For each pickIndex() call, generate a random number between 0 and the total weight sum. Then iterate through the weights array, accumulating a running sum until the random number falls within the current weight's range. This approach is simple to understand: we're essentially checking each bucket linearly to see if our random number belongs to it. However, this requires O(n) time for every pick operation, which becomes inefficient when pickIndex() is called many times.

import random
def weighted_pick_brute_force(w):
    """
    Brute force approach: Generate random number and linearly scan
    to find which weight bucket it falls into.
    Time: O(n) per pick, Space: O(1)
    """
    # Calculate total weight sum
    total_weight = sum(w)
    
    # Generate random number between 1 and total_weight (inclusive)
    target = random.randint(1, total_weight)
    
    # Linear scan: accumulate weights until target is reached
    running_sum = 0
    for i in range(len(w)):
        running_sum += w[i]
        
        # Check if target falls within current weight's range
        if target <= running_sum:
            return i
    
    # Fallback (should never reach here)
    return len(w) - 1

We can transform weights into ranges on a number line. For weights [1, 3, 2], create ranges: index 0 gets range [0, 1) (size 1), index 1 gets range [1, 4) (size 3), index 2 gets range [4, 6) (size 2).

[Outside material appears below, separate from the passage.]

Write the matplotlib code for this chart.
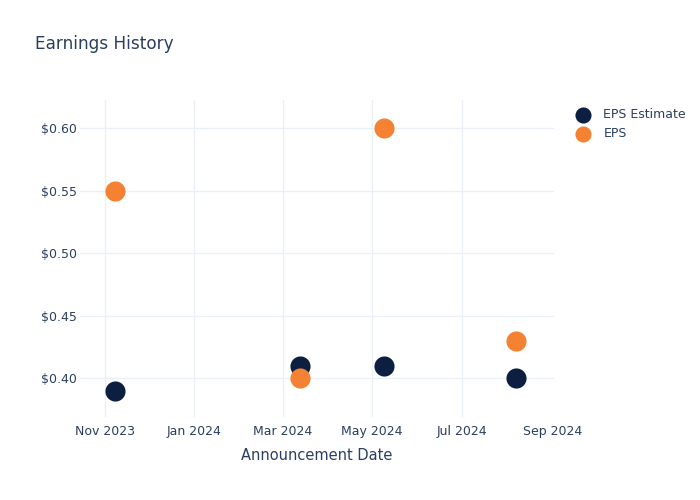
import pandas as pd
import matplotlib
matplotlib.use('Agg')
import matplotlib.pyplot as plt
import matplotlib.dates as mdates

# values
dates = pd.to_datetime(['2023-11-08', '2024-03-13', '2024-05-09', '2024-08-07'])
eps_estimate = [0.39, 0.41, 0.41, 0.40]
eps_actual = [0.55, 0.40, 0.60, 0.43]
tick_dates = pd.to_datetime(['2023-11-01', '2024-01-01', '2024-03-01',
                             '2024-05-01', '2024-07-01', '2024-09-01'])
y_ticks = [0.40, 0.45, 0.50, 0.55, 0.60]

text_color = '#2a3f5f'
grid_color = '#ebf0f8'
navy = '#0c1f40'
orange = '#f58233'

fig = plt.figure(figsize=(7, 5), dpi=100)
ax = fig.add_axes([80 / 700, 83 / 500, 474 / 700, 317 / 500])

ax.scatter(dates, eps_estimate, s=210, color=navy, label='EPS Estimate', zorder=3, linewidths=0)
ax.scatter(dates, eps_actual, s=210, color=orange, label='EPS', zorder=3, linewidths=0)

ax.set_xlim(pd.Timestamp('2023-10-15'), pd.Timestamp('2024-09-02'))
ax.set_ylim(0.369, 0.6227)
ax.set_xticks(tick_dates)
ax.xaxis.set_major_formatter(mdates.DateFormatter('%b %Y'))
ax.set_yticks(y_ticks)
ax.set_yticklabels(['$%.2f' % v for v in y_ticks])

ax.grid(True, color=grid_color, linewidth=1)
ax.set_axisbelow(True)
# no gridline drawn at the right edge (Sep 2024)
ax.get_xgridlines()[-1].set_visible(False)
for s in ax.spines.values():
    s.set_visible(False)
ax.tick_params(length=0, labelsize=9, colors=text_color)
ax.tick_params(axis='y', pad=2)
ax.tick_params(axis='x', pad=6)

ax.set_xlabel('Announcement Date', fontsize=10.5, color=text_color, labelpad=7)
fig.text(35 / 700, 1 - 44 / 500, 'Earnings History', fontsize=12.2, color=text_color, va='center')

leg = ax.legend(loc='upper left', bbox_to_anchor=(1.025, 0.99), frameon=False,
                fontsize=9, labelcolor=text_color, handletextpad=0.6,
                labelspacing=0.45, markerscale=0.8, borderaxespad=0)

fig.savefig('out.png', dpi=100)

Now if we pick a random number between 0 and 6, it naturally falls into these ranges proportionally! A random number has a 1/6 chance of landing in [0, 1), a 3/6 chance of landing in [1, 4), etc.

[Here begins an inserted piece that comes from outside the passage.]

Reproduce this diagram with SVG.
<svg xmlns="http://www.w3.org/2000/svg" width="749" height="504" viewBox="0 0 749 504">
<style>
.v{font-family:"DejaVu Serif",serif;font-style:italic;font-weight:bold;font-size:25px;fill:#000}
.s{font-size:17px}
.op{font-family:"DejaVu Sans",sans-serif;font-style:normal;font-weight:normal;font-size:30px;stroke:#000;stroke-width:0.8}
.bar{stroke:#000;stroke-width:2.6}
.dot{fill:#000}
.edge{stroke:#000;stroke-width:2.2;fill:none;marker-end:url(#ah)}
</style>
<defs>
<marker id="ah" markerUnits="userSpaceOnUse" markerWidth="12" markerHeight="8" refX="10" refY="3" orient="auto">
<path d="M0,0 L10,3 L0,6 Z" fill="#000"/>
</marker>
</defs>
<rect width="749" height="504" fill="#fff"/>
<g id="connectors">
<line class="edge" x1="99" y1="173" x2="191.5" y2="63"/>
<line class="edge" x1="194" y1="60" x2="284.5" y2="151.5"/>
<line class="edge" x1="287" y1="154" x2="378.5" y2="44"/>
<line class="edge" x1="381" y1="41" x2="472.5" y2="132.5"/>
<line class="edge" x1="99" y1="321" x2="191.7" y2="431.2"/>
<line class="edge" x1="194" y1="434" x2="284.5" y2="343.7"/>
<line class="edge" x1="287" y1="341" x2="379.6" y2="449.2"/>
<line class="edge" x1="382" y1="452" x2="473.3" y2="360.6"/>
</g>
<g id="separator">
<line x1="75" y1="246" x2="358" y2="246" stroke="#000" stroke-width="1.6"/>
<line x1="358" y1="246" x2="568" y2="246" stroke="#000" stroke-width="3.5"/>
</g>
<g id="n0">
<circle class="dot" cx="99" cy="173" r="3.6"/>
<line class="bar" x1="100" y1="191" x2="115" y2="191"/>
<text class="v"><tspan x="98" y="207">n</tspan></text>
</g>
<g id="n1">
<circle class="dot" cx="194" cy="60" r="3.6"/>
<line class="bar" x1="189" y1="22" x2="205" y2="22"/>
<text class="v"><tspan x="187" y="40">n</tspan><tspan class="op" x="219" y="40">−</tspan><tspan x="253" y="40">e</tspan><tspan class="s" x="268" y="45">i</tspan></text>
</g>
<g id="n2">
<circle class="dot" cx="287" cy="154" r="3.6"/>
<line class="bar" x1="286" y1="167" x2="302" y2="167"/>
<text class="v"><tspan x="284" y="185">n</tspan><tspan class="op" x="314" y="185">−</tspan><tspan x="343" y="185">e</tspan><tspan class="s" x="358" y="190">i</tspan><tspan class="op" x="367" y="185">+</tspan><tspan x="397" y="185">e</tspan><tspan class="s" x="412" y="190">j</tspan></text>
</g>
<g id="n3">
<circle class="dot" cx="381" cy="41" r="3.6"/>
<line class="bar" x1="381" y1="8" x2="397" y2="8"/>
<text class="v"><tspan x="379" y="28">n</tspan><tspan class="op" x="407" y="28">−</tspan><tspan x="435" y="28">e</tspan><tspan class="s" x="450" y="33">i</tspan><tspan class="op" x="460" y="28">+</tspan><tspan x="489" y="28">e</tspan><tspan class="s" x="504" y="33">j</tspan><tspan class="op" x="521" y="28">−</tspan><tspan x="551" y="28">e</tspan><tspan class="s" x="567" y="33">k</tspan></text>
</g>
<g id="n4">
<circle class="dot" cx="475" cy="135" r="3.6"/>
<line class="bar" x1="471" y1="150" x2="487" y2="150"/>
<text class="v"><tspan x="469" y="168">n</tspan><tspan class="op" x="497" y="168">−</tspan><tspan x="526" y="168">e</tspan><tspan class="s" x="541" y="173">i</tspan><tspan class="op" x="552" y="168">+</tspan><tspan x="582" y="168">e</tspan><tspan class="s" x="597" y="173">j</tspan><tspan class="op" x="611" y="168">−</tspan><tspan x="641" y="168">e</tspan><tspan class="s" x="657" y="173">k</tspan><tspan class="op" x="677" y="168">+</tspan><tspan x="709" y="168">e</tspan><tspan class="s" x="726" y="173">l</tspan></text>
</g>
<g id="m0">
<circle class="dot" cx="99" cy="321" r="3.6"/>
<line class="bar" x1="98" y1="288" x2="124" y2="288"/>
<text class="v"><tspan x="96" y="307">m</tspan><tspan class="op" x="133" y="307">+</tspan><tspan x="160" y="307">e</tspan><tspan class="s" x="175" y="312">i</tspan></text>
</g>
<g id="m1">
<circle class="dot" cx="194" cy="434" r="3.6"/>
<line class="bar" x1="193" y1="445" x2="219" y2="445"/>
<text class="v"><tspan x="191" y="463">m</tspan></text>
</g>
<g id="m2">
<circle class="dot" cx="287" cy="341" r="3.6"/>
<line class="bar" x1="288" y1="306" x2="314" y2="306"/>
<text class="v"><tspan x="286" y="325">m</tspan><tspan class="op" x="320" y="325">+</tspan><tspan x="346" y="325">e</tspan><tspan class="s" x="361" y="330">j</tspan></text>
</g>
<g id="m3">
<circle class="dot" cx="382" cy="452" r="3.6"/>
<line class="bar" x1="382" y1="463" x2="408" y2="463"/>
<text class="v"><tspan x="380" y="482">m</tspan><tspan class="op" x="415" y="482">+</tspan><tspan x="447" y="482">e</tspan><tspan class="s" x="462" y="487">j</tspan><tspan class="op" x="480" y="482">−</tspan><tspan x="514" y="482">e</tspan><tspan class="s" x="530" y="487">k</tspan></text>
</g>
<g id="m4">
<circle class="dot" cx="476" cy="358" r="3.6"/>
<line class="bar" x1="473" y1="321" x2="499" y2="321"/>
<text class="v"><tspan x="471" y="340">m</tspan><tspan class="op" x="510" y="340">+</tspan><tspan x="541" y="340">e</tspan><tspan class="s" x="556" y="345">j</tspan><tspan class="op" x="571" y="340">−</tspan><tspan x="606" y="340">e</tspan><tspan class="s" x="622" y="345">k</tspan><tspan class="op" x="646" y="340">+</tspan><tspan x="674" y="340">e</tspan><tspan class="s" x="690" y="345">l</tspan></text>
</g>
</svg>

By accumulating weights into running sums (prefix sums), we create sorted range boundaries. For weights [1, 3, 2], prefix sums are [1, 4, 6].

A random target of 3.5 falls between boundaries 1 and 4, which corresponds to index 1. Since these boundaries are sorted, we can find which range a random number falls into very efficiently using binary search instead of checking each range linearly.

Imagine a raffle with 100 tickets:

• Person A bought tickets 0-9 (10 tickets)
• Person B bought tickets 10-69 (60 tickets)
• Person C bought tickets 70-99 (30 tickets)

If you draw ticket #45, you need to find whose range it falls into. You could check each person one by one (slow), or since the ranges are sorted by their boundaries [10, 70, 100], you can use binary search to quickly find that 45 falls between 10 and 70, meaning Person B wins.

This is exactly what we do: precompute prefix sums (boundaries), generate a random number (ticket), and binary search to find which bucket (person) it belongs to.

During initialization, precompute prefix sums to create sorted range boundaries. For weights [1, 3, 2], prefix sums are [1, 4, 6]. When pickIndex() is called, generate a random number between 0 and the total sum, then use binary search on the prefix sums to find the smallest index where prefixSum[i] > random. This works because prefix sums create sorted boundaries, and binary search can efficiently locate which range the random number falls into. The preprocessing takes O(n) time once, but each subsequent pick is O(log n).

import random
def weighted_pick(w):
    """
    Perform weighted random pick using prefix sums and binary search.
    Returns index i with probability w[i]/sum(w).
    """
    # Build prefix sums array
    prefix_sums = []
    running_sum = 0
    
    for weight in w:
        running_sum += weight
        prefix_sums.append(running_sum)
    
    # Generate random number in range [1, total_sum]
    target = random.randint(1, running_sum)
    
    # Binary search to find the bucket
    left = 0
    right = len(prefix_sums) - 1
    
    while left < right:
        mid = (left + right) // 2
        if prefix_sums[mid] < target:
            left = mid + 1
        else:
            right = mid
    
    return left

• Prefix sum transformation for weighted sampling: Convert a weights array into cumulative sums to transform the problem from "pick with probability" into "find which range contains a random number" - this makes O(log n) binary search possible instead of O(n) linear scanning.
• Binary search on answer space: Use binary search to find the leftmost index where prefix_sum[i] > random_value, not to search for an exact match - this maps continuous random ranges to discrete bucket indices efficiently.
• Random number range mapping: Generate random values in range [1, total_sum] or [0, total_sum) and ensure consistency - an off-by-one error here breaks the probability distribution, making some indices unreachable or over-represented.
• Preprocessing vs query time tradeoff: Invest O(n) time and space upfront to build prefix sums so each pickIndex() call runs in O(log n) instead of O(n) - critical when pickIndex() is called many times, amortizing the setup cost.
• Weighted random sampling pattern: This prefix-sum + binary-search technique applies to any problem involving non-uniform probability distributions, weighted reservoirs, or proportional selection like load balancing servers by capacity or sampling ads by bid amount.
• Boundary condition precision: When using binary search, carefully handle whether to use `random.randint(1, total)` with `prefix[mid] >= target` or `random.random() * total` with `prefix[mid] > target` - mismatched boundary logic causes incorrect probability weights at bucket edges.